Más un diario destinado a liberar, ordenar y sanar emociones que un ensayo sobre la experiencia personal de una nieta con el padre de su padre. Vivencias, recuerdos y cicatrices resultado de un sistema familiar anárquico y desordenado. El resquemor de quien se siente herido transmitido con la frialdad de un atestado casi forense.

¿Interesa este ensayo por quien lo ha escrito o por sobre quién trata? Está claro que por el apellido coincidente de su autora y del referido en el título. Es decir, el morbo. Habrá quien diga que es por la curiosidad de tener más puntos de vista y experiencias directas que amplíen su conocimiento sobre uno de los grandes nombres de la historia del arte del siglo XX. Si ese es el caso, y aunque con matices, estas doscientas páginas en edición de bolsillo resultan decepcionantes. Que en Picasso el genio iba por un lado y la humanidad por otro es algo que ya pocos se atreven a poner en duda, pero aún así lo segundo pasa como una nota al pie de página, como una frase que se lee, pero en cuyo significado no se entra.

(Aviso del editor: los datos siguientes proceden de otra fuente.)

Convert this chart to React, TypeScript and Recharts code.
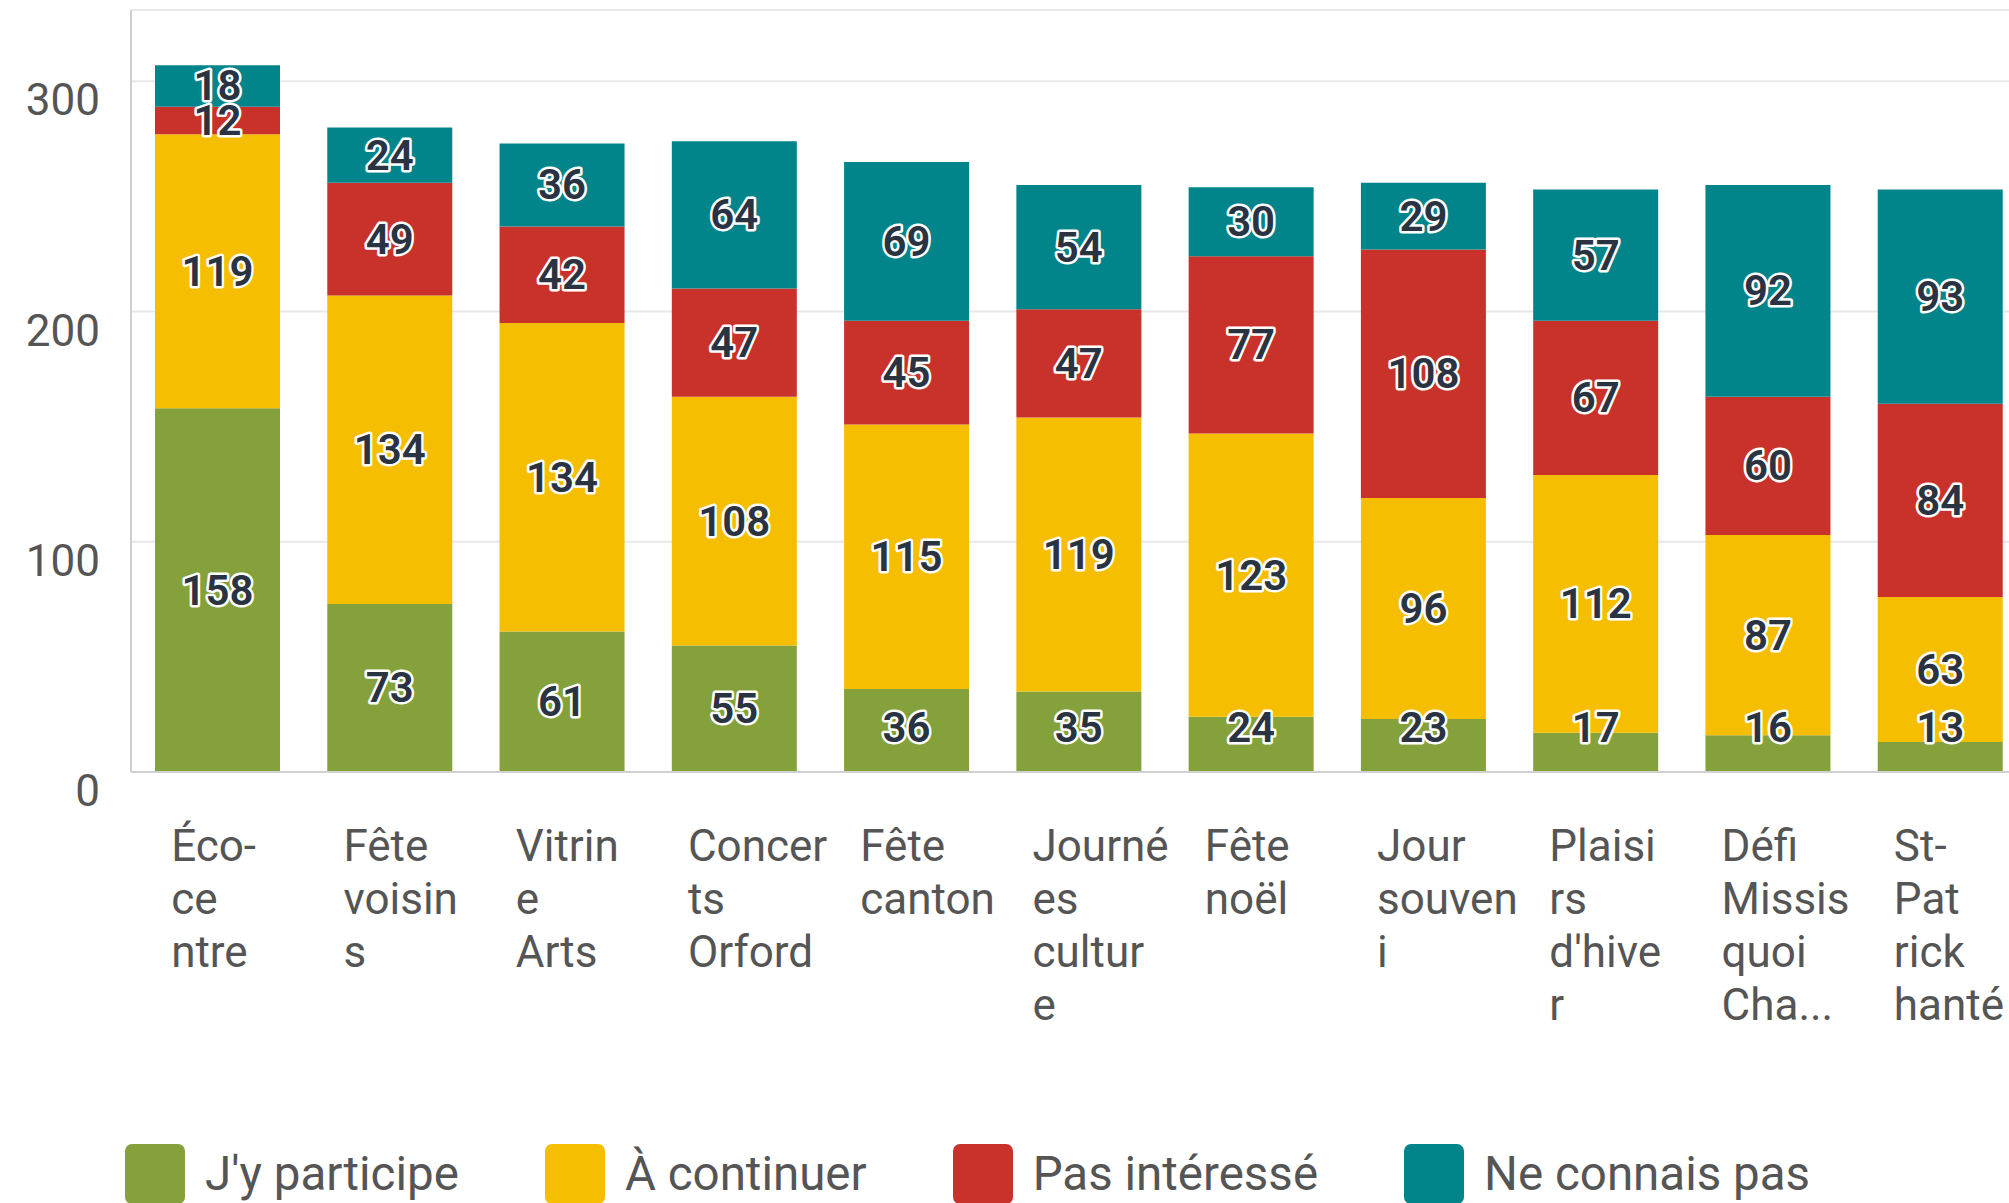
import React from "react";
import {
  BarChart,
  Bar,
  XAxis,
  YAxis,
  CartesianGrid,
  LabelList,
} from "recharts";

const categories = [
  "Éco-centre",
  "Fête voisins",
  "Vitrine Arts",
  "Concerts Orford",
  "Fête canton",
  "Journées culture",
  "Fête noël",
  "Jour souvenir",
  "Plaisirs d'hiver",
  "Défi Missisquoi Cha...",
  "St-Patrick hanté",
];

// wrapped tick text as it appears under each bar
const tickLines = [
  ["Éco-", "ce", "ntre"],
  ["Fête", "voisin", "s"],
  ["Vitrin", "e", "Arts"],
  ["Concer", "ts", "Orford"],
  ["Fête", "canton"],
  ["Journé", "es", "cultur", "e"],
  ["Fête", "noël"],
  ["Jour", "souven", "i"],
  ["Plaisi", "rs", "d'hive", "r"],
  ["Défi", "Missis", "quoi", "Cha..."],
  ["St-", "Pat", "rick", "hanté"],
];

const participe = [158, 73, 61, 55, 36, 35, 24, 23, 17, 16, 13];
const continuer = [119, 134, 134, 108, 115, 119, 123, 96, 112, 87, 63];
const pasInteresse = [12, 49, 42, 47, 45, 47, 77, 108, 67, 60, 84];
const neConnaisPas = [18, 24, 36, 64, 69, 54, 30, 29, 57, 92, 93];

const yTicks = [0, 100, 200, 300];

const series = [
  { key: "participe", name: "J'y participe", color: "#85a13b" },
  { key: "continuer", name: "À continuer", color: "#f6be00" },
  { key: "pasInteresse", name: "Pas intéressé", color: "#c8322b" },
  { key: "neConnaisPas", name: "Ne connais pas", color: "#01858a" },
];

const data = categories.map((name, i) => ({
  name,
  participe: participe[i],
  continuer: continuer[i],
  pasInteresse: pasInteresse[i],
  neConnaisPas: neConnaisPas[i],
}));

const FONT = "Roboto, 'Noto Sans', sans-serif";
const PLOT_BOTTOM = 772;

function YTick({ y, payload }: any) {
  return (
    <text
      x={100}
      y={y + 34}
      textAnchor="end"
      fill="#555"
      fontSize={44}
      fontFamily={FONT}
    >
      {payload.value}
    </text>
  );
}

function XTick({ x, payload }: any) {
  const idx = categories.indexOf(payload.value);
  const lines = tickLines[idx] || [payload.value];
  return (
    <text
      x={x - 46}
      y={PLOT_BOTTOM + 89}
      textAnchor="start"
      fill="#555"
      fontSize={44}
      fontFamily={FONT}
    >
      {lines.map((l, i) => (
        <tspan key={i} x={x - 46} dy={i === 0 ? 0 : 53}>
          {l}
        </tspan>
      ))}
    </text>
  );
}

function SegmentLabel({ x, y, width, height, value }: any) {
  const cx = x + width / 2;
  const cy = Math.min(y + height / 2, PLOT_BOTTOM - 45);
  return (
    <text
      x={cx}
      y={cy}
      textAnchor="middle"
      dominantBaseline="central"
      fontSize={42}
      fontWeight={600}
      fontFamily={FONT}
      fill="#2a3342"
      stroke="#fff"
      strokeWidth={5}
      strokeLinejoin="round"
      paintOrder="stroke"
    >
      {value}
    </text>
  );
}

export default function App() {
  return (
    <div
      style={{
        position: "fixed",
        left: 0,
        top: 0,
        width: 2009,
        height: 1203,
        overflow: "hidden",
        background: "#fff",
      }}
    >
      <BarChart
        width={2026}
        height={1203}
        data={data}
        margin={{ top: 10, right: 0, left: 0, bottom: 0 }}
      >
        <CartesianGrid vertical={false} stroke="#e8e8e8" strokeWidth={2} />
        <XAxis
          dataKey="name"
          height={431}
          interval={0}
          tickLine={false}
          axisLine={{ stroke: "#d0d0d0", strokeWidth: 2 }}
          tick={<XTick />}
        />
        <YAxis
          width={131}
          domain={[0, 331]}
          ticks={yTicks}
          tickLine={false}
          axisLine={{ stroke: "#cfcfcf", strokeWidth: 2 }}
          tick={<YTick />}
        />
        {series.map((s) => (
          <Bar
            key={s.key}
            dataKey={s.key}
            name={s.name}
            stackId="a"
            fill={s.color}
            barSize={125}
            isAnimationActive={false}
          >
            <LabelList dataKey={s.key} content={<SegmentLabel />} />
          </Bar>
        ))}
      </BarChart>
      <div
        style={{
          position: "absolute",
          left: 125,
          top: 1144,
          display: "flex",
          alignItems: "center",
          gap: 86,
          fontFamily: FONT,
          fontSize: 47.5,
          color: "#555",
          whiteSpace: "nowrap",
        }}
      >
        {series.map((s) => (
          <div key={s.key} style={{ display: "flex", alignItems: "center" }}>
            <span
              style={{
                width: 60,
                height: 60,
                borderRadius: 7,
                background: s.color,
                display: "inline-block",
                marginRight: 20,
              }}
            />
            <span>{s.name}</span>
          </div>
        ))}
      </div>
    </div>
  );
}
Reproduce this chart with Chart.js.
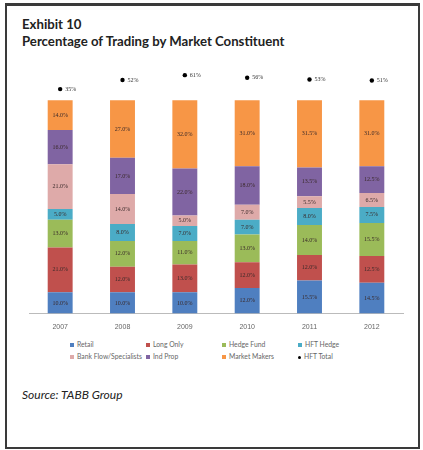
<!DOCTYPE html>
<html>
<head>
<meta charset="utf-8">
<script src="https://cdn.jsdelivr.net/npm/chart.js@4.4.1/dist/chart.umd.min.js"></script>
<style>
  body { margin: 0; background: #fff; font-family: Lato, "Open Sans", sans-serif; }
  #frame { position: absolute; left: 5px; top: 3px; width: 411px; height: 441px;
           border: 2px solid #3a3a3a; border-top-width: 3px; }
  #title { position: absolute; left: 22px; top: 16px; font-weight: bold; font-size: 13.2px;
           line-height: 17px; color: #222; }
  #wrap { position: absolute; left: 0; top: 62px; width: 423px; height: 270px; }
  #legend { position: absolute; left: 0; top: 340px; width: 423px; font-size: 6.8px; color: #666; }
  .item { position: absolute; white-space: nowrap; }
  .item i { display: inline-block; width: 4px; height: 4px; margin-right: 3px; vertical-align: 0; }
  #source { position: absolute; left: 22px; top: 387px; font-style: italic; font-size: 12px; color: #222; }
</style>
</head>
<body>
<div id="frame"></div>
<div id="title">Exhibit 10<br>Percentage of Trading by Market Constituent</div>
<div id="wrap"><canvas id="myGraph"></canvas></div>
<div id="legend"></div>
<div id="source">Source: TABB Group</div>
<script>
// Years on x axis
var years = ['2007', '2008', '2009', '2010', '2011', '2012'];

// Share of trading per constituent (%)
var retail       = [10.0, 10.0, 10.0, 12.0, 15.5, 14.5];
var longOnly     = [21.0, 12.0, 13.0, 12.0, 12.0, 12.5];
var hedgeFund    = [13.0, 12.0, 11.0, 13.0, 14.0, 15.5];
var hftHedge     = [5.0, 8.0, 7.0, 7.0, 8.0, 7.5];
var bankFlow     = [21.0, 14.0, 5.0, 7.0, 5.5, 6.5];
var indProp      = [16.0, 17.0, 22.0, 18.0, 13.5, 12.5];
var marketMakers = [14.0, 27.0, 32.0, 31.0, 31.5, 31.0];

// HFT total (%)
var hftTotal = [35, 52, 61, 56, 53, 51];

// Bar series
var series = [
    { label: 'Retail', data: retail, color: '#4f7fc0' },
    { label: 'Long Only', data: longOnly, color: '#c0504d' },
    { label: 'Hedge Fund', data: hedgeFund, color: '#9bbb59' },
    { label: 'HFT Hedge', data: hftHedge, color: '#4bacc6' },
    { label: 'Bank Flow/Specialists', data: bankFlow, color: '#deaaa9' },
    { label: 'Ind Prop', data: indProp, color: '#8064a2' },
    { label: 'Market Makers', data: marketMakers, color: '#f79646' }
];

var datasets = series.map(function (s) {
    return {
        type: 'bar',
        label: s.label,
        data: s.data,
        backgroundColor: s.color,
        borderWidth: 0,
        categoryPercentage: 1,
        barPercentage: 0.4,
        yAxisID: 'y',
        order: 2
    };
});

// HFT total dots
datasets.push({
    type: 'line',
    label: 'HFT Total',
    data: hftTotal,
    showLine: false,
    pointRadius: 2.2,
    pointBackgroundColor: '#000',
    pointBorderWidth: 0,
    yAxisID: 'y2',
    order: 1
});

// Write values on the bars and next to the dots
var labelPlugin = {
    id: 'labels',
    afterDatasetsDraw: function (chart) {
        var c = chart.ctx;
        c.save();
        c.font = '6px "Liberation Serif", serif';
        c.textBaseline = 'middle';
        chart.data.datasets.forEach(function (ds, d) {
            var meta = chart.getDatasetMeta(d);
            meta.data.forEach(function (el, i) {
                if (ds.type === 'bar') {
                    c.fillStyle = '#3a2a2a';
                    c.textAlign = 'center';
                    c.fillText(ds.data[i].toFixed(1) + '%', el.x, (el.y + el.base) / 2);
                } else {
                    c.fillStyle = '#333';
                    c.textAlign = 'left';
                    c.fillText(ds.data[i] + '%', el.x + 5, el.y);
                }
            });
        });
        c.restore();
    }
};

var ctx = document.getElementById('myGraph').getContext('2d');
var chart = new Chart(ctx, {
    data: { labels: years, datasets: datasets },
    options: {
        responsive: true,
        maintainAspectRatio: false,
        animation: false,
        layout: { padding: { left: 29, right: 20, top: 0, bottom: 0 } },
        plugins: { legend: { display: false }, tooltip: { enabled: false } },
        scales: {
            x: {
                stacked: true,
                grid: { display: false },
                border: { color: '#bbb' },
                ticks: { color: '#666', font: { size: 7, family: 'Liberation Sans' }, padding: 1 }
            },
            y: { stacked: true, display: false, min: 0, max: 116 },
            y2: { display: false, min: -383, max: 78 }
        }
    },
    plugins: [labelPlugin]
});

// Legend in four columns
var legendItems = [
    { label: 'Retail', color: '#4f7fc0' },
    { label: 'Long Only', color: '#c0504d' },
    { label: 'Hedge Fund', color: '#9bbb59' },
    { label: 'HFT Hedge', color: '#4bacc6' },
    { label: 'Bank Flow/Specialists', color: '#deaaa9' },
    { label: 'Ind Prop', color: '#8064a2' },
    { label: 'Market Makers', color: '#f79646' },
    { label: 'HFT Total', color: '#000', dot: true }
];
var cols = [70, 146, 222, 298];
var legend = document.getElementById('legend');
legendItems.forEach(function (it, k) {
    var div = document.createElement('div');
    div.className = 'item';
    div.style.left = cols[k % 4] + 'px';
    div.style.top = (k < 4 ? 0 : 12) + 'px';
    var sw = '<i style="background:' + it.color + (it.dot ? ';border-radius:50%;width:3px;height:3px' : '') + '"></i>';
    div.innerHTML = sw + it.label;
    legend.appendChild(div);
});
</script>
</body>
</html>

¿Por la inmensidad de su talento? ¿Por lo grabadas a fuego que están muchas de las églogas que se le han dedicado? ¿Porque somos incapaces de rectificarnos? ¿Por miedo a ir en contra de lo establecido? Asunto que da para un largo, sesudo y profundo debate que no es la intención ni el propósito de esta reseña. La cuestión es qué pretende Marina. ¿Cuál es su objetivo compartiendo lo que nos relata? Deduzco que expulsar de sí la toxicidad que ha destilado tras catorce años de psicoterapia y dejar de ver a Pablo como una figura inmensa, divina y tortuosa y reconocerlo como un hombre que, no se sabe muy bien porqué, no trató a los suyos con el cariño, el amor, la atención y la delicadeza de que se le presupone capaz a todo ser humano.
Fueron veintidós los años de vida que Marina compartió con su abuelo, desde su nacimiento en 1950 hasta la muerte de él en 1973, viviendo a pocos kilómetros, pero conviviendo mucho menos de lo que se presupone en cualquier historia familiar convencional. Algo más de dos décadas de desplantes (acercarse a La Californie y que su esposa Jacqueline o el servicio les dijeran que no estaba disponible), silencios (nunca hubo diálogos fluidos, juegos ni confidencias), desprecios (tratando a su propio hijo como a alguien inútil) y humillaciones (envolviendo la ayuda económica que les daba en retrasos y comentarios despectivos) con tremendas consecuencias en todos los que formaban parte de aquel sistema familiar.
Sin negar la realidad de lo que cuenta la hija del primogénito de Picasso, me sorprende el foco con que lo relata. Entiendo que se presente a sí misma, al igual que a su hermano (quien terminaría suicidándose) como víctimas, porque lo fueron, pero quizás resulte desmedido el reparto que hace de dicha responsabilidad. Casi todo va a parar al iniciador del cubismo. También hace partícipes a sus padres, pero con un prisma de yugo picassiano que, sin justificarles, prácticamente les exculpa. Una cadena de transmisión quizás relatada con excesiva simplificación, están todos los que tienen que estar, pero tan sumamente sintetizados que acaban resultando más bocetos de personajes de un cuento de terror que de una historia de identidades tan rotas como incompletas.
Una experiencia publicada en francés en 2001, complementaria a la que Françoise Gilot publicó en 1965 y a la que quizás la historiografía tendría que dedicarle más atención, ampliando la imagen oficializada de biografías como la de Patrick O’Brian (1976). No con ánimo de derribar al mito ni desvirtuar sus logros, pero sí para conocer más sus aristas y sombras, y de esta manera entender mejor sus motivaciones, estímulos e intenciones.
Picasso, mi abuelo, Marina Picasso, 2001 (2002 en español), Plaza & Janés.